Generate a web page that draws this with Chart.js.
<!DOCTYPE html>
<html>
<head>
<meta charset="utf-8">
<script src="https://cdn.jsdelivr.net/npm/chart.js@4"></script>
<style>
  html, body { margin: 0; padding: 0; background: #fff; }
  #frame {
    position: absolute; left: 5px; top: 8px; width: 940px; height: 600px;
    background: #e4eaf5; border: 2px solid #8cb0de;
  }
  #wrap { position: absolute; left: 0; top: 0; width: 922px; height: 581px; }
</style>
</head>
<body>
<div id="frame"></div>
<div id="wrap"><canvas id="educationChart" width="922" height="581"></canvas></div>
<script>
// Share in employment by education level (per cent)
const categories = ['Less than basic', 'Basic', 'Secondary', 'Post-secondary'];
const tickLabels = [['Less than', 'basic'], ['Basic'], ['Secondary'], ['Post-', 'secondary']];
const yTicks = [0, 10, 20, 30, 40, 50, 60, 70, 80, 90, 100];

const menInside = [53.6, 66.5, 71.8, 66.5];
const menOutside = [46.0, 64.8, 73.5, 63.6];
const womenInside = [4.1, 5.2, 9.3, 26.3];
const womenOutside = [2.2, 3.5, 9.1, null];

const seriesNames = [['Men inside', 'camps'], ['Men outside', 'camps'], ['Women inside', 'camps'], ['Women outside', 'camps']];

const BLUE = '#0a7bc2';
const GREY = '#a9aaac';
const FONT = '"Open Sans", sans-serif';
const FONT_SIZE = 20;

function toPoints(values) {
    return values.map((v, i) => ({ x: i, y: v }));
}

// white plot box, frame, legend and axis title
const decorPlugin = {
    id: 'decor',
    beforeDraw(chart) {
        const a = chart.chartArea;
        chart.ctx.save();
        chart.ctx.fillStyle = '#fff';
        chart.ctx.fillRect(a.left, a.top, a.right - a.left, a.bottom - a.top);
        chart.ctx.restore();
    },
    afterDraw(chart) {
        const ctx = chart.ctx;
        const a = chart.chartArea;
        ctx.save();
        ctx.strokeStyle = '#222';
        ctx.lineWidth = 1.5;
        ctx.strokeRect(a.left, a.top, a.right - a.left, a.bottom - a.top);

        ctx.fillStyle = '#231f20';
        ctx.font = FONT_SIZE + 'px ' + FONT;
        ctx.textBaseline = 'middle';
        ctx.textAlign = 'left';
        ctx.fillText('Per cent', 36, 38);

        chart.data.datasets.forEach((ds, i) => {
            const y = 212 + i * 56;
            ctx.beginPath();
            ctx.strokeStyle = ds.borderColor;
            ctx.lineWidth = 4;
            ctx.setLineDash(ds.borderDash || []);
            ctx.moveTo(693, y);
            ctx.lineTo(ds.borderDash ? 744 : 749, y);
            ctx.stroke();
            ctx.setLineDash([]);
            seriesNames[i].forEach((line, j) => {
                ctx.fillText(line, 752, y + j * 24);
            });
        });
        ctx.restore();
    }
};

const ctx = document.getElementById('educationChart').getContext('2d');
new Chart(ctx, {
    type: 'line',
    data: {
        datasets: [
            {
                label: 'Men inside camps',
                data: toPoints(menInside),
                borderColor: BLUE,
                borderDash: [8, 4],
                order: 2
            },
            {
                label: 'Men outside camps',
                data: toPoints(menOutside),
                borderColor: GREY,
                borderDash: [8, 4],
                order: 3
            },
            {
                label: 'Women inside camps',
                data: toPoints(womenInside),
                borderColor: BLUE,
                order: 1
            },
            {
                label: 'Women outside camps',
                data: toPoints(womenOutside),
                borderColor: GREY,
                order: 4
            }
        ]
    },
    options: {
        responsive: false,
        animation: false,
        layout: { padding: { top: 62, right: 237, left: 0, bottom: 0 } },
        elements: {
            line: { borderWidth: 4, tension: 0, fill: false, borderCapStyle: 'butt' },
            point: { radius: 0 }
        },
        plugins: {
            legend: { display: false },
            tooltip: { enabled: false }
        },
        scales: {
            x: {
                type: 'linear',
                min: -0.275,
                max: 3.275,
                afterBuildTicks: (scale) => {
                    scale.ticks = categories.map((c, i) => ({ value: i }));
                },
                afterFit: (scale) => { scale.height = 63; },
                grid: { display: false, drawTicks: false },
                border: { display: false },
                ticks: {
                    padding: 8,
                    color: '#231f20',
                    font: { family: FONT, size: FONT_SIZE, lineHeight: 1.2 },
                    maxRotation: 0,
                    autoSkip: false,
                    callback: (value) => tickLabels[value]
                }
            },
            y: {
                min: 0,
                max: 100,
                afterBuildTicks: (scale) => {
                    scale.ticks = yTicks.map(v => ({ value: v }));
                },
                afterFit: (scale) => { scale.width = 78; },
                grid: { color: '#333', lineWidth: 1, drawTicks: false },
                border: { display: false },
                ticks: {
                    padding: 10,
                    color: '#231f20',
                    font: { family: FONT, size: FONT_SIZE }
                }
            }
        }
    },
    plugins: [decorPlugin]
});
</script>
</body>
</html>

- - -

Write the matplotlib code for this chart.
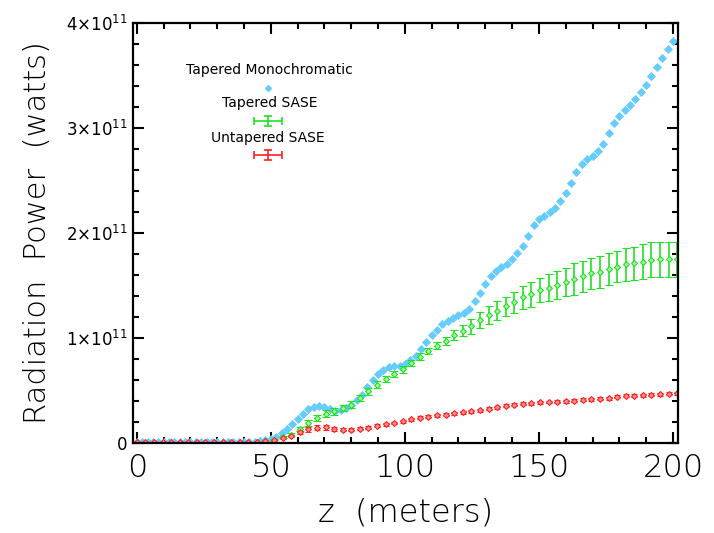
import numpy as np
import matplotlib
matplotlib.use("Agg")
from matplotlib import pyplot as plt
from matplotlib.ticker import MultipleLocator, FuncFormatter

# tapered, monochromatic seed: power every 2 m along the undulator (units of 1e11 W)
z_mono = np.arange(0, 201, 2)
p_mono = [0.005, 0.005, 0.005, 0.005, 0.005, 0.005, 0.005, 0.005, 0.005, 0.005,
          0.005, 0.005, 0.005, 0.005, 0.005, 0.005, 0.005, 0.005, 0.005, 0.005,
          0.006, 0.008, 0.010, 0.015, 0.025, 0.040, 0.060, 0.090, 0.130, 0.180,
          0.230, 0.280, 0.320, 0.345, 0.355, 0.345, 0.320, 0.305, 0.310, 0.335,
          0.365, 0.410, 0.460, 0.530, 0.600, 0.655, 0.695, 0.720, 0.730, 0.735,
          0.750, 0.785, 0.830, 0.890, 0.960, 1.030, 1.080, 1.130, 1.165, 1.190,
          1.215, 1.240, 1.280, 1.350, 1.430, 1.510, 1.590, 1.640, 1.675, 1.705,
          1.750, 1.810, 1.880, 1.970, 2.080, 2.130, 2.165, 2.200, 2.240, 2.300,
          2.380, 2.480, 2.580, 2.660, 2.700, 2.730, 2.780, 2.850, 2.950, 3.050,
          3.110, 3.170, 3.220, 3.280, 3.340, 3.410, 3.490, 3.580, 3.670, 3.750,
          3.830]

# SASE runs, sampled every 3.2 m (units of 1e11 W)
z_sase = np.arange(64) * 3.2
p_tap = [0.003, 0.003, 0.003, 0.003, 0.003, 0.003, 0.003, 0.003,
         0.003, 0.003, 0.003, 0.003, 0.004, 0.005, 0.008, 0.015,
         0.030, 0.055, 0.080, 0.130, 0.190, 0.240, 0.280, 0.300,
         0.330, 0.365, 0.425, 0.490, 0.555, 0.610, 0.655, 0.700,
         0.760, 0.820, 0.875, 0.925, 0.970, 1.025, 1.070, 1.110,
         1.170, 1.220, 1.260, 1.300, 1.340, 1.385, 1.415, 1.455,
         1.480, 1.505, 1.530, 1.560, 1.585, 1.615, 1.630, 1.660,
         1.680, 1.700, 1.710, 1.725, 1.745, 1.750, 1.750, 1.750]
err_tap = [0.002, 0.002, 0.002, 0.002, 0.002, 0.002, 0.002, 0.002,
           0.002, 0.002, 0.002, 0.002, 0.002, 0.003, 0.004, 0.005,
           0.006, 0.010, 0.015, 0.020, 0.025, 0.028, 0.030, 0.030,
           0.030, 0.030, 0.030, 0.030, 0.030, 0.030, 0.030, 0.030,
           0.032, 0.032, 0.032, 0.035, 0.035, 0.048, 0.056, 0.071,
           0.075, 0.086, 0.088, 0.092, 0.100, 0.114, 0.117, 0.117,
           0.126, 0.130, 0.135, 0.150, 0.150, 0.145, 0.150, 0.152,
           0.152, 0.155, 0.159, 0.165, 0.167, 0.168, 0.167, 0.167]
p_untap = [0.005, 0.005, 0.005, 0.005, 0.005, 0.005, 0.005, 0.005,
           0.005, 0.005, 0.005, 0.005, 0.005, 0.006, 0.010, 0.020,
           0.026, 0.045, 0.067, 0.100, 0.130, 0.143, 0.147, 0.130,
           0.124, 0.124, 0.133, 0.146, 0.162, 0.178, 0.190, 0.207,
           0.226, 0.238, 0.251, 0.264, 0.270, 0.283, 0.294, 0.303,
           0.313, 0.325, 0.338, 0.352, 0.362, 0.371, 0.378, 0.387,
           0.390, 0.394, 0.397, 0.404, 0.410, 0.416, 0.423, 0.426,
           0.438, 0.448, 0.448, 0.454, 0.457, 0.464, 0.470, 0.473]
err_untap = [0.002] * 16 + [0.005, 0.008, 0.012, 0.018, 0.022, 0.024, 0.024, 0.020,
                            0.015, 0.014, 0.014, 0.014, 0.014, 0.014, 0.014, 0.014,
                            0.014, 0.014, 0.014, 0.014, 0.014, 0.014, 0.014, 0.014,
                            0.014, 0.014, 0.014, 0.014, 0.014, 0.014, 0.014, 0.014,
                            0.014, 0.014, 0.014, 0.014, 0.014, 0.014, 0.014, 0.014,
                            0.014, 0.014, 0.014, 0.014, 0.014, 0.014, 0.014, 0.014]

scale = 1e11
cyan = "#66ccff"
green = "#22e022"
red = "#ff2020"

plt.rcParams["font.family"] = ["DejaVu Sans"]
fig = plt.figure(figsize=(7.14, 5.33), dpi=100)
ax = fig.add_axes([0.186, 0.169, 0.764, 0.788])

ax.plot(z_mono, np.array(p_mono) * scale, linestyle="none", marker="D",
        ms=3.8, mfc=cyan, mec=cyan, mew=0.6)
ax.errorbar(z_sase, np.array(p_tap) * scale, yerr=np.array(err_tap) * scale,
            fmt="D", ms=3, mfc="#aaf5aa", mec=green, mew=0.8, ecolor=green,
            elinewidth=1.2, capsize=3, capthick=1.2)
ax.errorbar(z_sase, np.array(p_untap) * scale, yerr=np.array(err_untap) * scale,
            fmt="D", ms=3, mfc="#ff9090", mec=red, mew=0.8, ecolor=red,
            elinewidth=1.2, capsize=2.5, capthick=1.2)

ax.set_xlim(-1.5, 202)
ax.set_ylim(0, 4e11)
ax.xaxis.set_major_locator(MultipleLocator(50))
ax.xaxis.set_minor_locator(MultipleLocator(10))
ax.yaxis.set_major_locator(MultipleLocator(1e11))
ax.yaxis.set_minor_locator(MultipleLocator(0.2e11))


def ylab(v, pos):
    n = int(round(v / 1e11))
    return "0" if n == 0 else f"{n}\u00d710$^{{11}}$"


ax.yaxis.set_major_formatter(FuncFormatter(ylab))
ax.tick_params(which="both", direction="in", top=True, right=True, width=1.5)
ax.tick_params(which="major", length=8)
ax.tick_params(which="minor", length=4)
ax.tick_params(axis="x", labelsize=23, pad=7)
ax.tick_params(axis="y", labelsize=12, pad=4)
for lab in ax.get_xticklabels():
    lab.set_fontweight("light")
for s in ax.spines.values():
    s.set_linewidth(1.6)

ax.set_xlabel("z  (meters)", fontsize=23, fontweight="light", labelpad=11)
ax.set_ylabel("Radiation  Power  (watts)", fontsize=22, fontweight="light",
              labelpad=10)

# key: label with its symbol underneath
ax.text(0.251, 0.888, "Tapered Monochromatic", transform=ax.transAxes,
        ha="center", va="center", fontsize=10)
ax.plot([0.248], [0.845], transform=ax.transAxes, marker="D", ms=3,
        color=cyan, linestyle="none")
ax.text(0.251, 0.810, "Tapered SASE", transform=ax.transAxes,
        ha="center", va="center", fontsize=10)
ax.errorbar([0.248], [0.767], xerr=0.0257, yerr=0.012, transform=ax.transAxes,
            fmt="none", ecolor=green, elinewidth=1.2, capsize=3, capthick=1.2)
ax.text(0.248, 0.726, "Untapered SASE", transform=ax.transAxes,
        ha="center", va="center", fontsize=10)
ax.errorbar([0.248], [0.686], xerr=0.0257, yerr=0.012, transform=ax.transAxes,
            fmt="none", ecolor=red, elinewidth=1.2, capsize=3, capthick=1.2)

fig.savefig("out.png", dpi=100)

- - -

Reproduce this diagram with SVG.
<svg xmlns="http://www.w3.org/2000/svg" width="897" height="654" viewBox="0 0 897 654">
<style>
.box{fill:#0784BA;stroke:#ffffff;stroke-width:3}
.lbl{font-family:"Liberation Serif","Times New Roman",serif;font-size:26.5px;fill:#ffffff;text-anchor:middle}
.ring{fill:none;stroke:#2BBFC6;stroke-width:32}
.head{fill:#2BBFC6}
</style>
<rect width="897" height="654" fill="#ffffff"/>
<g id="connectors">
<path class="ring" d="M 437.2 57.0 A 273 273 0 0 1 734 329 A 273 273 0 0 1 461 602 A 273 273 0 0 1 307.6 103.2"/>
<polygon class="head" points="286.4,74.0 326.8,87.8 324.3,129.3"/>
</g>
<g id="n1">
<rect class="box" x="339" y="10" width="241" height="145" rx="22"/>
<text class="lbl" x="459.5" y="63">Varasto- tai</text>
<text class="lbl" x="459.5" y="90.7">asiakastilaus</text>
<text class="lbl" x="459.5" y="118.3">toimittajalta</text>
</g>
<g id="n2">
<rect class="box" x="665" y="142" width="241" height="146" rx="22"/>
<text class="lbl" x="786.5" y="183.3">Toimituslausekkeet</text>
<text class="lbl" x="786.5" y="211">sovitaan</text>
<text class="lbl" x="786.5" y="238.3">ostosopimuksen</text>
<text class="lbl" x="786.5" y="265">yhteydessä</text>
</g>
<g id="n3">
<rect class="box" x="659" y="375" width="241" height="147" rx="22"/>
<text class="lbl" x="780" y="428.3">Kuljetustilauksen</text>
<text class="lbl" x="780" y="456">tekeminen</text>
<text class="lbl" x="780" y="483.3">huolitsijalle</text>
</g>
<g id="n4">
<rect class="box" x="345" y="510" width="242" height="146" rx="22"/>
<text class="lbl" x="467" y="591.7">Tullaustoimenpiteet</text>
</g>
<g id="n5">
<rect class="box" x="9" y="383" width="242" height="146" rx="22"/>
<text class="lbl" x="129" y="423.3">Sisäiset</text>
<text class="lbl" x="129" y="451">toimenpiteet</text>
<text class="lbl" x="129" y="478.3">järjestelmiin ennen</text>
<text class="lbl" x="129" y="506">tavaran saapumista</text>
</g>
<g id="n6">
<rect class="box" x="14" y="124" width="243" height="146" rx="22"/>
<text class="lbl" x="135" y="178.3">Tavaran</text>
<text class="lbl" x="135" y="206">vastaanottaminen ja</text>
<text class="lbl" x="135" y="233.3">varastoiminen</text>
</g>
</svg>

- - -

## Direction
Among the entries above, take the lines from the one with "Write the matplotlib code for this chart." through the one with "from matplotlib.ticker import" and retype them exactly, leaving out the pictures.

## Correct answer
Write the matplotlib code for this chart.
import numpy as np
import matplotlib
matplotlib.use("Agg")
from matplotlib import pyplot as plt
from matplotlib.ticker import MultipleLocator, FuncFormatter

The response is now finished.